James R. Russo on Jacques Rivette

“Rivette’s film is multifaceted in its cinematic re-education of viewers. Céline and Julie Go Boating presents its audience with a vision of what is cinematically possible, filtered through a study of the rigidity of the forms of the past. This begins with issues of film length and respect for the audience. Rivette rejects the notion of the democratic principle whereby filmmakers are encouraged to continue making rehashes of the same ideologically nonsensical fluff, due to a history of filmgoers’ paying their money to see such films. The tradition of rigid adherence to the ninety-minute to two-hour time frame, enforced by the laws of free-market capitalism, is exploded by Rivette. As a maker of films of epic duration, he refuses to confine himself to these arbitrary lengths, or to the even more arbitrary, if unspoken, rules about demands on subject matter and mise-en-scène. Instead, Rivette extends the lengths of his films to a point beyond necessity, where it is understood that the film’s length, in and of itself, is a statement about the system the director works in and rebels against.

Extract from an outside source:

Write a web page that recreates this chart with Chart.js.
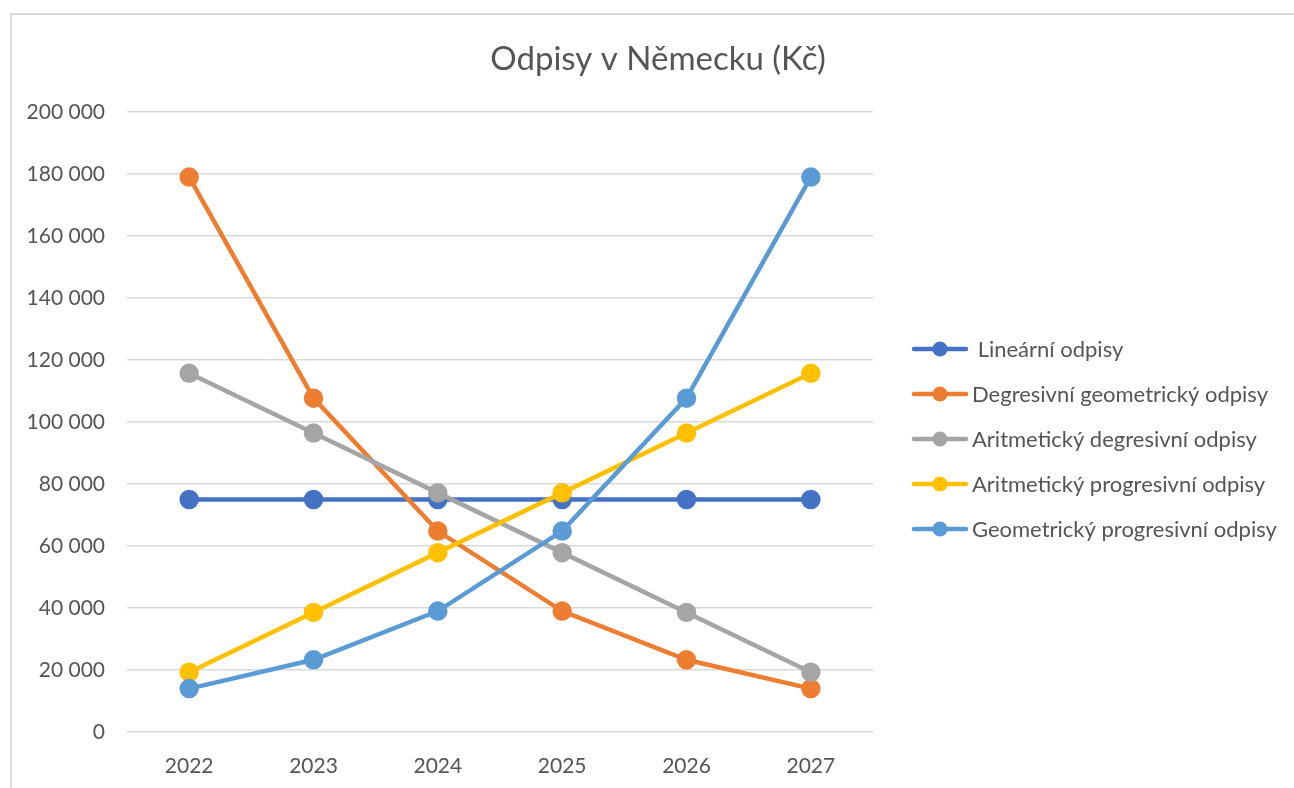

Rivette furthers this impression by seemingly wasting the first twenty minutes of Céline and Julie Go Boating extending the opening chase beyond any narrative obligation. He has thus expressed his belief in the ideal cinema as one of ordeal: namely, a cinema that challenges its viewers to break through mainstream, middlebrow notions of narrative and cinematic technique, into a wider view of acceptable filmic topics and methods. Céline and Julie works off this premise, challenging its viewers with the relatively sparse narrative in its opening sequences in order to prepare them for the breakthrough of the film’s second half, in which the pleasures of storytelling are superbly-at times, whimsically-explored.”